Task prompt
Line by line, repeat the data below exactly, beginning at the first line and ending at the line with "from matplotlib.transforms import Affine2D". Omit pictures.

— begin Information supplied —

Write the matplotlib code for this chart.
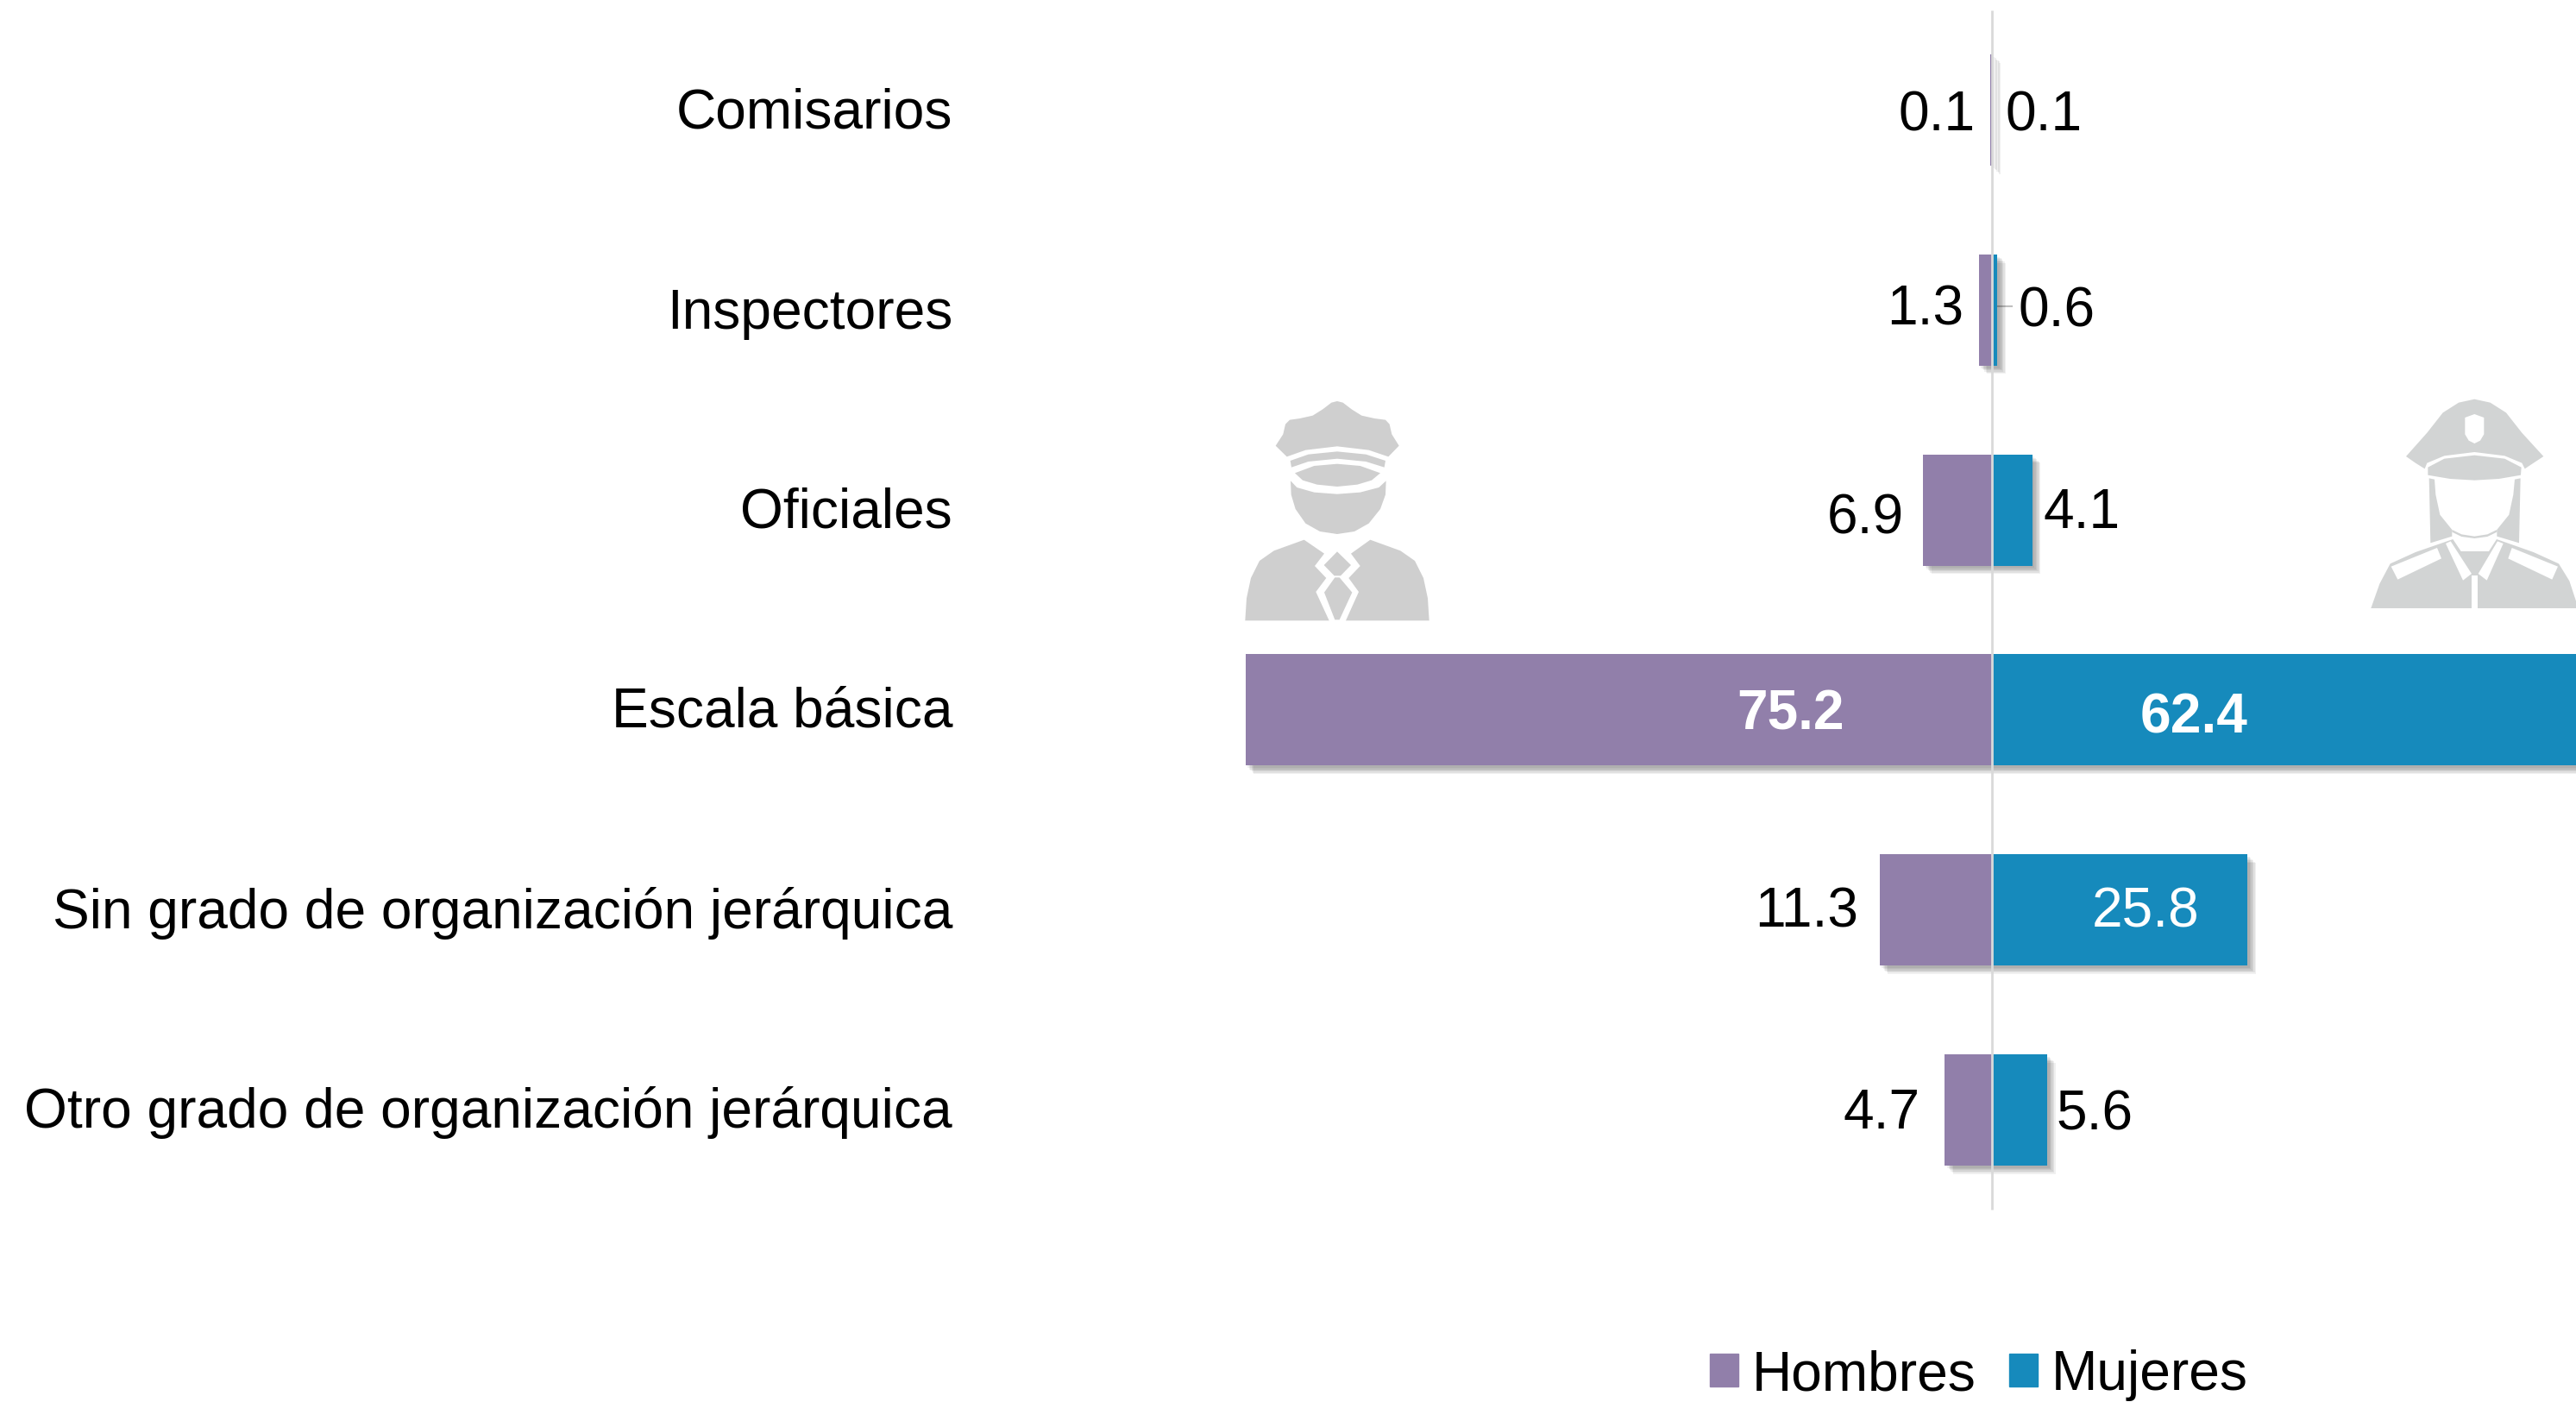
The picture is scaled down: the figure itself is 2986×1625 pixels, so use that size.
import matplotlib
matplotlib.use('Agg')
import matplotlib.pyplot as plt
import matplotlib.patheffects as pe
from matplotlib.patches import Patch, Polygon
from matplotlib.transforms import Affine2D

# data
categorias = ['Comisarios', 'Inspectores', 'Oficiales', 'Escala básica',
              'Sin grado de organización jerárquica',
              'Otro grado de organización jerárquica']
hombres = [0.1, 1.3, 6.9, 75.2, 11.3, 4.7]
mujeres = [0.1, 0.6, 4.1, 62.4, 25.8, 5.6]

W, H = 2986, 1625
PURPLE = '#917FAA'
BLUE = '#168ABC'
GRID = '#D9D9D9'
FS = 46.1

# label offsets in pixels from the end of each bar
h_dx = [-18, -17, -22, 632, -24, -29]
h_dy = [-7, 0, -10, -6, -3, -4]
h_ha = ['right', 'right', 'right', 'center', 'right', 'right']
m_dx = [15, 24, 13, -483, -118, 11]
m_dy = [-7, -2, -4, -10, -3, -6]
m_ha = ['left', 'left', 'left', 'center', 'center', 'left']
cat_dy = [2, 3, 1, 1, 2, 1]

plt.rcParams['font.family'] = ['Liberation Sans', 'DejaVu Sans']

fig = plt.figure(figsize=(W / 100, H / 100), dpi=100)
ax = fig.add_axes([0, 0, 1, 1])

# 0 sits at x=2308.5, 11.5 px per unit, rows are 231.8 px apart
ax.set_xlim(-2308.5 / 11.5, (W - 2308.5) / 11.5)
ax.set_ylim((H - 127.5) / 231.8, -127.5 / 231.8)
ax.axis('off')

y = list(range(len(categorias)))
shadow = [pe.SimplePatchShadow(offset=(o, -o), shadow_rgbFace='black', alpha=0.06)
          for o in (7.0, 6.0, 5.0, 4.0, 3.0, 2.0)] + [pe.Normal()]

ax.barh(y, [-v for v in hombres], height=0.556, color=PURPLE, path_effects=shadow, zorder=2)
ax.barh(y, mujeres, height=0.556, color=BLUE, path_effects=shadow, zorder=3)
ax.plot([0, 0], [-0.5, 5.5], color=GRID, lw=2, zorder=4, solid_capstyle='butt')

# leader line of the 0.6 label
ax.plot([0.6, 2.0], [0.98, 0.98], color='#BFBFBF', lw=1.5, zorder=1)

for i, cat in enumerate(categorias):
    ax.annotate(cat, xy=(0, i), xycoords='data', xytext=(1104 - 2308.5, -cat_dy[i] - 2),
                textcoords='offset pixels', ha='right', va='center', fontsize=FS, color='black')

for i, v in enumerate(hombres):
    inside = h_ha[i] == 'center'
    ax.annotate(f'{v:.1f}', xy=(-v, i), xytext=(h_dx[i], h_dy[i]), textcoords='offset pixels',
                ha=h_ha[i], va='center', fontsize=FS, zorder=5, annotation_clip=False,
                color='white' if inside else 'black',
                fontweight='bold' if inside else 'normal')

for i, v in enumerate(mujeres):
    inside = m_ha[i] == 'center'
    ax.annotate(f'{v:.1f}', xy=(v, i), xytext=(m_dx[i], m_dy[i]), textcoords='offset pixels',
                ha=m_ha[i], va='center', fontsize=FS, zorder=5, annotation_clip=False,
                color='white' if inside else 'black',
                fontweight='bold' if v > 50 else 'normal')

handles = [Patch(color=PURPLE, label='Hombres'), Patch(color=BLUE, label='Mujeres')]
fig.legend(handles=handles, loc='center', bbox_to_anchor=(2294 / W, 1 - 1594 / H), ncol=2,
           frameon=False, fontsize=FS, borderpad=0, handlelength=0.51, handleheight=0.53,
           handletextpad=0.25, columnspacing=0.61)


# icons, outlined in pixels of a 3x crop of the picture
def icon(points, ox, oy, color):
    px = [(ox + a / 3, oy + b / 3) for a, b in points]
    tr = Affine2D().scale(1 / W, -1 / H).translate(0, 1) + fig.transFigure
    fig.add_artist(Polygon(px, closed=True, fc=color, ec='none', transform=tr))


GRAY1 = '#CFCFCF'
man = [
    [(450, 75), (430, 80), (400, 103), (365, 125), (320, 135), (285, 140), (270, 155), (262, 190),
     (236, 230), (275, 268), (340, 245), (450, 232), (560, 245), (628, 268), (665, 230), (640, 190),
     (632, 155), (618, 140), (580, 135), (535, 125), (500, 103), (470, 80)],
    [(287, 282), (350, 260), (450, 250), (550, 260), (618, 282), (614, 305), (550, 285), (450, 275),
     (350, 285), (291, 305)],
    [(303, 325), (370, 300), (450, 293), (530, 300), (600, 325), (570, 350), (520, 365), (450, 372),
     (380, 365), (330, 350)],
    [(288, 352), (310, 375), (370, 392), (450, 398), (530, 392), (595, 375), (620, 352), (618, 400),
     (600, 450), (560, 500), (510, 528), (450, 537), (390, 528), (340, 500), (305, 450), (290, 400)],
    [(335, 557), (405, 605), (372, 648), (412, 690), (376, 738), (422, 838), (130, 838), (135, 760),
     (150, 690), (180, 630), (230, 595)],
    [(565, 557), (498, 605), (530, 648), (490, 690), (525, 738), (480, 838), (770, 838), (765, 760),
     (750, 690), (720, 630), (670, 595)],
    [(450, 598), (498, 645), (462, 682), (440, 682), (404, 645)],
    [(442, 688), (458, 688), (502, 740), (458, 835), (442, 835), (405, 740)],
]
for shape in man:
    icon(shape, 1400, 440, GRAY1)

GRAY2 = '#D2D4D4'
woman = [
    [(445, 68), (390, 80), (335, 115), (280, 185), (207, 267), (240, 290), (272, 310), (280, 290),
     (340, 265), (445, 252), (550, 265), (610, 290), (620, 310), (650, 290), (685, 267), (610, 185),
     (555, 115), (500, 80)],
    [(283, 305), (340, 275), (445, 263), (550, 275), (608, 305), (606, 332), (530, 345), (445, 350),
     (360, 345), (283, 332)],
    [(287, 343), (306, 347), (310, 400), (325, 470), (367, 522), (367, 545), (292, 568)],
    [(605, 343), (585, 347), (580, 400), (565, 470), (523, 522), (523, 545), (600, 568)],
    [(367, 522), (400, 538), (445, 545), (490, 538), (523, 522), (523, 530), (490, 546), (445, 552),
     (400, 546), (367, 530)],
    [(85, 795), (115, 710), (152, 640), (240, 600), (370, 555), (398, 597), (495, 597), (522, 555),
     (650, 600), (738, 640), (775, 700), (798, 770), (798, 795)],
]
for shape in woman:
    icon(shape, 2720, 440, GRAY2)
woman_cut = [
    [(445, 120), (412, 132), (412, 190), (425, 212), (445, 222), (465, 212), (478, 190), (478, 132)],
    [(155, 650), (315, 585), (330, 622), (178, 695)],
    [(735, 650), (575, 585), (562, 622), (715, 695)],
    [(345, 570), (362, 562), (435, 675), (405, 698)],
    [(545, 570), (525, 562), (458, 675), (488, 698)],
    [(436, 680), (455, 680), (455, 795), (436, 795)],
]
for shape in woman_cut:
    icon(shape, 2720, 440, 'white')

fig.savefig('out.png', dpi=100, facecolor='white')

— end Information supplied —

Reply to the task
Write the matplotlib code for this chart.
The picture is scaled down: the figure itself is 2986×1625 pixels, so use that size.
import matplotlib
matplotlib.use('Agg')
import matplotlib.pyplot as plt
import matplotlib.patheffects as pe
from matplotlib.patches import Patch, Polygon
from matplotlib.transforms import Affine2D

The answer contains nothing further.